§ Exercise description
Transcribe the material from its first line onward, ending with the line that contains "font_c = 'DejaVu" and adding nothing beyond it.

### Stored data

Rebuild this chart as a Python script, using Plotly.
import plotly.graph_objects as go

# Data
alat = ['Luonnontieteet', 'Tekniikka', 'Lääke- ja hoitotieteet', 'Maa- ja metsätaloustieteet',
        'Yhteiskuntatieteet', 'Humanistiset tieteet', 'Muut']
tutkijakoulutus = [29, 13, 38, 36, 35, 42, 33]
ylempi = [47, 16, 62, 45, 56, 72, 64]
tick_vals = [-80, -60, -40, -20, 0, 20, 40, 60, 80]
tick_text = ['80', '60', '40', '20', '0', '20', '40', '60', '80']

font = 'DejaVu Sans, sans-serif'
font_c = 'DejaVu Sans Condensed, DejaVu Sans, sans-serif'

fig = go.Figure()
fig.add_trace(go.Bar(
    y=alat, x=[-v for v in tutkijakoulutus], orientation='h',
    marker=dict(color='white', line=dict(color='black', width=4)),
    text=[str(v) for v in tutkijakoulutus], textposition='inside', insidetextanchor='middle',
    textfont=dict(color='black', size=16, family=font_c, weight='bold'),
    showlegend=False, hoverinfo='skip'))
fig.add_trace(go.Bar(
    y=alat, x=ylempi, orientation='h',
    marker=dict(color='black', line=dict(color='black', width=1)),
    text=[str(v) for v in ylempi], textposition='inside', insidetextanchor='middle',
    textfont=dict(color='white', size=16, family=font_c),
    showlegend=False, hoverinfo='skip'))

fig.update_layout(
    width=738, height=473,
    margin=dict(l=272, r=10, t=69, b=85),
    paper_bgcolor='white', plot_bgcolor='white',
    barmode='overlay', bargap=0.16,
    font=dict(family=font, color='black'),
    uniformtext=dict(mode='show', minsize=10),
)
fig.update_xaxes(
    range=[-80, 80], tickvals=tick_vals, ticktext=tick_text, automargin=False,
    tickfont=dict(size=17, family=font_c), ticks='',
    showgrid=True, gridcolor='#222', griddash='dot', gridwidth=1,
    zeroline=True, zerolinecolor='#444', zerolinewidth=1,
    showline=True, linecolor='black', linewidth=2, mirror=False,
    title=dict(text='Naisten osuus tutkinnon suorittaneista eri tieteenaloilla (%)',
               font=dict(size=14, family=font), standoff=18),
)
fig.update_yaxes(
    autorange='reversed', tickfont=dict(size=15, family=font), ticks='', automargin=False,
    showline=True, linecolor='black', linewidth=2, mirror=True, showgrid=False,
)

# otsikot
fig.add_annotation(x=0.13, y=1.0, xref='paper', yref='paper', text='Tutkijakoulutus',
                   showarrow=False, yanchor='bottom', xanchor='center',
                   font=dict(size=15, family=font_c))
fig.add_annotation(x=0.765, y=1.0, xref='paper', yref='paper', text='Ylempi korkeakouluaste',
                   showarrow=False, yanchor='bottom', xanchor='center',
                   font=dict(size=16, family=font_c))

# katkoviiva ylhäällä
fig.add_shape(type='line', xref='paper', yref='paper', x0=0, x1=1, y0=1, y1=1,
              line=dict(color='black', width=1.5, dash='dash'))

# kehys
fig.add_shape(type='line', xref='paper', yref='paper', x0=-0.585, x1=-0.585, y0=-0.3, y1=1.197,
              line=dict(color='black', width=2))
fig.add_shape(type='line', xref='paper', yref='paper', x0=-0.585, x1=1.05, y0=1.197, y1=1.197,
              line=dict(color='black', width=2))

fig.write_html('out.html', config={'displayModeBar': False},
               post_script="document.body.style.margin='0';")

######

§ Complete output
Rebuild this chart as a Python script, using Plotly.
import plotly.graph_objects as go

# Data
alat = ['Luonnontieteet', 'Tekniikka', 'Lääke- ja hoitotieteet', 'Maa- ja metsätaloustieteet',
        'Yhteiskuntatieteet', 'Humanistiset tieteet', 'Muut']
tutkijakoulutus = [29, 13, 38, 36, 35, 42, 33]
ylempi = [47, 16, 62, 45, 56, 72, 64]
tick_vals = [-80, -60, -40, -20, 0, 20, 40, 60, 80]
tick_text = ['80', '60', '40', '20', '0', '20', '40', '60', '80']

font = 'DejaVu Sans, sans-serif'
font_c = 'DejaVu Sans Condensed, DejaVu Sans, sans-serif'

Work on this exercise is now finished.